WRIGHT, Wyo. – Sometime this fall, a trickle of construction workers should begin arriving in this town of 1,300 tucked on the southern edge of Wyoming’s coal-rich Powder River Basin.

By next summer, their ranks will swell to about 850, most living in temporary camp housing. The new arrivals will be coming to build the $750 million Encoal plant, which will process coal into compressed solid and liquid fuels.

It’s only one of several energy-related projects in the coalfields that have already received state approval. If all are built as scheduled, the population of Gillette, Wright and the surrounding area will increase by about 2,500 people when construction peaks next year.

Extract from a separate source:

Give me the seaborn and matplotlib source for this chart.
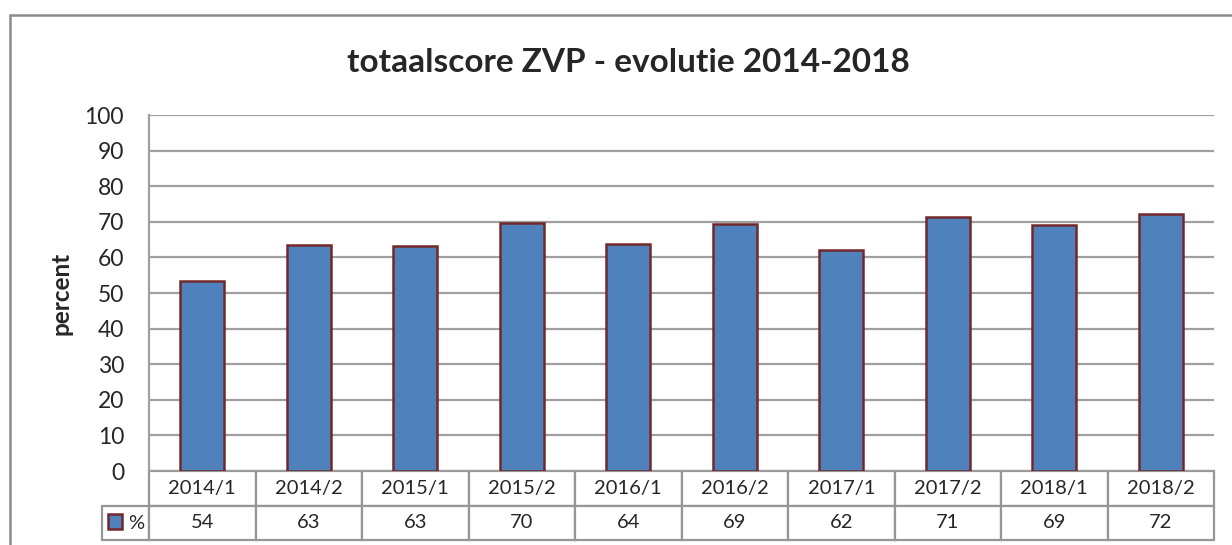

At a recent state hearing, officials from Gillette, which calls itself the “energy capital of the nation,” and adjacent counties lined up to applaud the project developers.

“This is good for all of us,” Gillette Mayor Frank Latta said. Nobody came to protest.

Wright in the middle of nothing

For Wright, the spurt in growth may seem like a bizarre déja vu: 20 years ago, the town was carved out of the windswept prairie during the first coal boom.

“We laughed,” says Ruby Stuart, recalling how she and her husband reacted to plans by Atlantic Richfield to construct a town at the intersection of two state highways, 42 miles south of Gillette. “They pulled this post office trailer in and put trailers all around it.”

“It’s right in the middle of nothing,” Hap Stuart adds.

The Stuarts are ranchers; Hap’s grandparents came to the area to homestead back around 1920. The mines are “something that had to come,” says Hap. “It’s prospered the entire state.”

But he worries that the state hasn’t socked away enough to prepare for the day the mines will be gone, when industry “shucks you like a dirty shirt.” To this day, some of the couple’s rancher friends won’t set foot in Wright. But from the Stuarts’ perspective, the town has matured and become a real community.

Rachel Nava came to Wright from Arizona in 1980 with her coal-miner husband and stayed until 1991. “There were lots of young married couples there,” she says. “The bonding was intense.” But it was also temporary. Of the people who were there when she moved in, Nava says, “most were gone after five years.”

When the discussions were under way about incorporating the town of Wright, Nava, then a homemaker, attended meetings. “Everybody was employed by Thunder Basin (Atlantic Richfield) or Kerr-McGee,” the other company which helped build the town. “There was a real loyalty to the companies,” she said. “People were really accustomed to and comfortable with the “parent” company,” and many opposed incorporation.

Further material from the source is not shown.